• The exercise
Would you transcribe the listing that follows, character for character, and omit its images?

• Dataset excerpt

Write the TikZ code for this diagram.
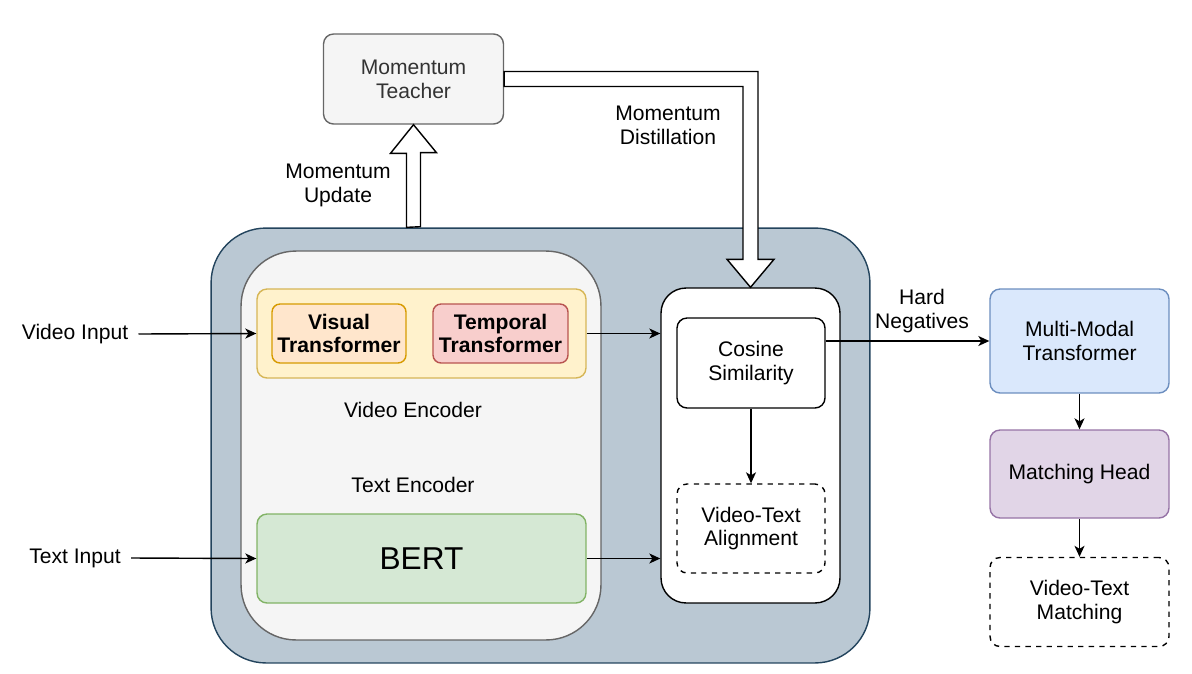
\documentclass[tikz,border=0pt]{standalone}
\usepackage{fontspec}
\setmainfont{Liberation Sans}
\usetikzlibrary{arrows.meta,calc}

\definecolor{outerfill}{HTML}{BAC8D3}
\definecolor{outerline}{HTML}{23445D}
\definecolor{grayfill}{HTML}{F5F5F5}
\definecolor{grayline}{HTML}{666666}
\definecolor{graytext}{HTML}{333333}
\definecolor{yellowfill}{HTML}{FFF2CC}
\definecolor{yellowline}{HTML}{D6B656}
\definecolor{orangefill}{HTML}{FFE6CC}
\definecolor{orangeline}{HTML}{D79B00}
\definecolor{redfill}{HTML}{F8CECC}
\definecolor{redline}{HTML}{B85450}
\definecolor{greenfill}{HTML}{D5E8D4}
\definecolor{greenline}{HTML}{82B366}
\definecolor{bluefill}{HTML}{DAE8FC}
\definecolor{blueline}{HTML}{6C8EBF}
\definecolor{purplefill}{HTML}{E1D5E7}
\definecolor{purpleline}{HTML}{9673A6}

\tikzset{
  box/.style={draw,line width=0.8pt,rounded corners=0.2cm,align=center,inner sep=0pt},
  lbl/.style={align=center,inner sep=0pt},
  conn/.style={line width=0.8pt,-{Stealth[length=2.2mm,width=2mm,inset=0.6mm]}},
  hollow/.style={draw,line width=0.8pt,fill=white,line join=miter}
}

\begin{document}
\begin{tikzpicture}[x=0.02cm,y=-0.02cm,font=\fontsize{12pt}{13.6pt}\selectfont]
      \useasboundingbox (0,0) rectangle (1192,673);

      \node[box,fill=grayfill,draw=grayline,text=graytext,minimum width=3.6cm,minimum height=1.8cm] (teacher) at (413.5,79) {Momentum\\Teacher};

      \node[box,fill=outerfill,draw=outerline,rounded corners=1.1cm,minimum width=13.18cm,minimum height=8.7cm] (outer) at (540.5,445.5) {};
      \node[box,fill=grayfill,draw=grayline,rounded corners=1.1cm,minimum width=7.2cm,minimum height=7.78cm] (enc) at (421,445.5) {};

      \node[box,fill=yellowfill,draw=yellowline,minimum width=6.58cm,minimum height=1.78cm] (vgroup) at (421.5,333.5) {};
      \node[box,fill=orangefill,draw=orangeline,font=\fontsize{12pt}{13.6pt}\selectfont\bfseries,rounded corners=0.16cm,minimum width=2.68cm,minimum height=1.18cm] (visual) at (339,333.5) {Visual\\Transformer};
      \node[box,fill=redfill,draw=redline,font=\fontsize{12pt}{13.6pt}\selectfont\bfseries,rounded corners=0.16cm,minimum width=2.7cm,minimum height=1.18cm] (temporal) at (500.5,333.5) {Temporal\\Transformer};
      \node[lbl] (venc) at (413,410) {Video Encoder};
      \node[lbl] (tenc) at (413,485) {Text Encoder};
      \node[box,fill=greenfill,draw=greenline,font=\fontsize{18pt}{20pt}\selectfont,minimum width=6.58cm,minimum height=1.78cm] (bert) at (421.5,558.5) {BERT};

      \node[box,fill=white,rounded corners=0.5cm,minimum width=3.58cm,minimum height=6.3cm] (align) at (750.5,445.5) {};
      \node[box,fill=white,minimum width=2.96cm,minimum height=1.8cm] (cos) at (751,363) {Cosine\\Similarity};
      \node[box,fill=white,dashed,minimum width=2.96cm,minimum height=1.78cm] (vta) at (751,528.5) {Video-Text\\Alignment};

      \node[box,fill=bluefill,draw=blueline,minimum width=3.58cm,minimum height=2.08cm] (mmt) at (1079.5,341) {Multi-Modal\\Transformer};
      \node[box,fill=purplefill,draw=purpleline,minimum width=3.58cm,minimum height=1.76cm] (head) at (1079.5,474) {Matching Head};
      \node[box,fill=white,dashed,minimum width=3.58cm,minimum height=1.78cm] (vtm) at (1079.5,602) {Video-Text\\Matching};

      \node[lbl] (vin) at (75,334) {Video Input};
      \node[lbl] (tin) at (75,558) {Text Input};
      \node[lbl] (upd) at (338,185) {Momentum\\Update};
      \node[lbl] (dist) at (668,125) {Momentum\\Distillation};
      \node[lbl] (hard) at (922,311) {Hard\\Negatives};

      \draw[hollow] ($(teacher.south |- outer.north)+(-7,0)$) -- ++(0,-74) -- ++(-16,0) -- (teacher.south) -- ++(23,28) -- ++(-16,0) -- ++(0,74) -- cycle;
      \draw[hollow] ($(teacher.east)+(0,-7.5)$) -| ($(align.north)+(7.5,-28)$) -- ++(16,0) -- (align.north) -- ++(-23.5,-28) -- ++(16,0) |- ($(teacher.east)+(0,7.5)$) -- cycle;

      \draw[conn] ($(vin.east)+(10,0)$) -- (vgroup.west);
      \draw[conn] ($(tin.east)+(10,0)$) -- (bert.west);
      \draw[conn] (vgroup.east) -- (vgroup.east -| align.west);
      \draw[conn] (bert.east) -- (bert.east -| align.west);
      \draw[conn] (cos.south) -- (vta.north);
      \draw[conn] (mmt.west -| cos.east) -- (mmt.west);
      \draw[conn] (mmt.south) -- (head.north);
      \draw[conn] (head.south) -- (vtm.north);
    \end{tikzpicture}
\end{document}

• Finished answer
Write the TikZ code for this diagram.
\documentclass[tikz,border=0pt]{standalone}
\usepackage{fontspec}
\setmainfont{Liberation Sans}
\usetikzlibrary{arrows.meta,calc}

\definecolor{outerfill}{HTML}{BAC8D3}
\definecolor{outerline}{HTML}{23445D}
\definecolor{grayfill}{HTML}{F5F5F5}
\definecolor{grayline}{HTML}{666666}
\definecolor{graytext}{HTML}{333333}
\definecolor{yellowfill}{HTML}{FFF2CC}
\definecolor{yellowline}{HTML}{D6B656}
\definecolor{orangefill}{HTML}{FFE6CC}
\definecolor{orangeline}{HTML}{D79B00}
\definecolor{redfill}{HTML}{F8CECC}
\definecolor{redline}{HTML}{B85450}
\definecolor{greenfill}{HTML}{D5E8D4}
\definecolor{greenline}{HTML}{82B366}
\definecolor{bluefill}{HTML}{DAE8FC}
\definecolor{blueline}{HTML}{6C8EBF}
\definecolor{purplefill}{HTML}{E1D5E7}
\definecolor{purpleline}{HTML}{9673A6}

\tikzset{
  box/.style={draw,line width=0.8pt,rounded corners=0.2cm,align=center,inner sep=0pt},
  lbl/.style={align=center,inner sep=0pt},
  conn/.style={line width=0.8pt,-{Stealth[length=2.2mm,width=2mm,inset=0.6mm]}},
  hollow/.style={draw,line width=0.8pt,fill=white,line join=miter}
}

\begin{document}
\begin{tikzpicture}[x=0.02cm,y=-0.02cm,font=\fontsize{12pt}{13.6pt}\selectfont]
      \useasboundingbox (0,0) rectangle (1192,673);

      \node[box,fill=grayfill,draw=grayline,text=graytext,minimum width=3.6cm,minimum height=1.8cm] (teacher) at (413.5,79) {Momentum\\Teacher};

      \node[box,fill=outerfill,draw=outerline,rounded corners=1.1cm,minimum width=13.18cm,minimum height=8.7cm] (outer) at (540.5,445.5) {};
      \node[box,fill=grayfill,draw=grayline,rounded corners=1.1cm,minimum width=7.2cm,minimum height=7.78cm] (enc) at (421,445.5) {};

      \node[box,fill=yellowfill,draw=yellowline,minimum width=6.58cm,minimum height=1.78cm] (vgroup) at (421.5,333.5) {};
      \node[box,fill=orangefill,draw=orangeline,font=\fontsize{12pt}{13.6pt}\selectfont\bfseries,rounded corners=0.16cm,minimum width=2.68cm,minimum height=1.18cm] (visual) at (339,333.5) {Visual\\Transformer};
      \node[box,fill=redfill,draw=redline,font=\fontsize{12pt}{13.6pt}\selectfont\bfseries,rounded corners=0.16cm,minimum width=2.7cm,minimum height=1.18cm] (temporal) at (500.5,333.5) {Temporal\\Transformer};
      \node[lbl] (venc) at (413,410) {Video Encoder};
      \node[lbl] (tenc) at (413,485) {Text Encoder};
      \node[box,fill=greenfill,draw=greenline,font=\fontsize{18pt}{20pt}\selectfont,minimum width=6.58cm,minimum height=1.78cm] (bert) at (421.5,558.5) {BERT};

      \node[box,fill=white,rounded corners=0.5cm,minimum width=3.58cm,minimum height=6.3cm] (align) at (750.5,445.5) {};
      \node[box,fill=white,minimum width=2.96cm,minimum height=1.8cm] (cos) at (751,363) {Cosine\\Similarity};
      \node[box,fill=white,dashed,minimum width=2.96cm,minimum height=1.78cm] (vta) at (751,528.5) {Video-Text\\Alignment};

      \node[box,fill=bluefill,draw=blueline,minimum width=3.58cm,minimum height=2.08cm] (mmt) at (1079.5,341) {Multi-Modal\\Transformer};
      \node[box,fill=purplefill,draw=purpleline,minimum width=3.58cm,minimum height=1.76cm] (head) at (1079.5,474) {Matching Head};
      \node[box,fill=white,dashed,minimum width=3.58cm,minimum height=1.78cm] (vtm) at (1079.5,602) {Video-Text\\Matching};

      \node[lbl] (vin) at (75,334) {Video Input};
      \node[lbl] (tin) at (75,558) {Text Input};
      \node[lbl] (upd) at (338,185) {Momentum\\Update};
      \node[lbl] (dist) at (668,125) {Momentum\\Distillation};
      \node[lbl] (hard) at (922,311) {Hard\\Negatives};

      \draw[hollow] ($(teacher.south |- outer.north)+(-7,0)$) -- ++(0,-74) -- ++(-16,0) -- (teacher.south) -- ++(23,28) -- ++(-16,0) -- ++(0,74) -- cycle;
      \draw[hollow] ($(teacher.east)+(0,-7.5)$) -| ($(align.north)+(7.5,-28)$) -- ++(16,0) -- (align.north) -- ++(-23.5,-28) -- ++(16,0) |- ($(teacher.east)+(0,7.5)$) -- cycle;

      \draw[conn] ($(vin.east)+(10,0)$) -- (vgroup.west);
      \draw[conn] ($(tin.east)+(10,0)$) -- (bert.west);
      \draw[conn] (vgroup.east) -- (vgroup.east -| align.west);
      \draw[conn] (bert.east) -- (bert.east -| align.west);
      \draw[conn] (cos.south) -- (vta.north);
      \draw[conn] (mmt.west -| cos.east) -- (mmt.west);
      \draw[conn] (mmt.south) -- (head.north);
      \draw[conn] (head.south) -- (vtm.north);
    \end{tikzpicture}
\end{document}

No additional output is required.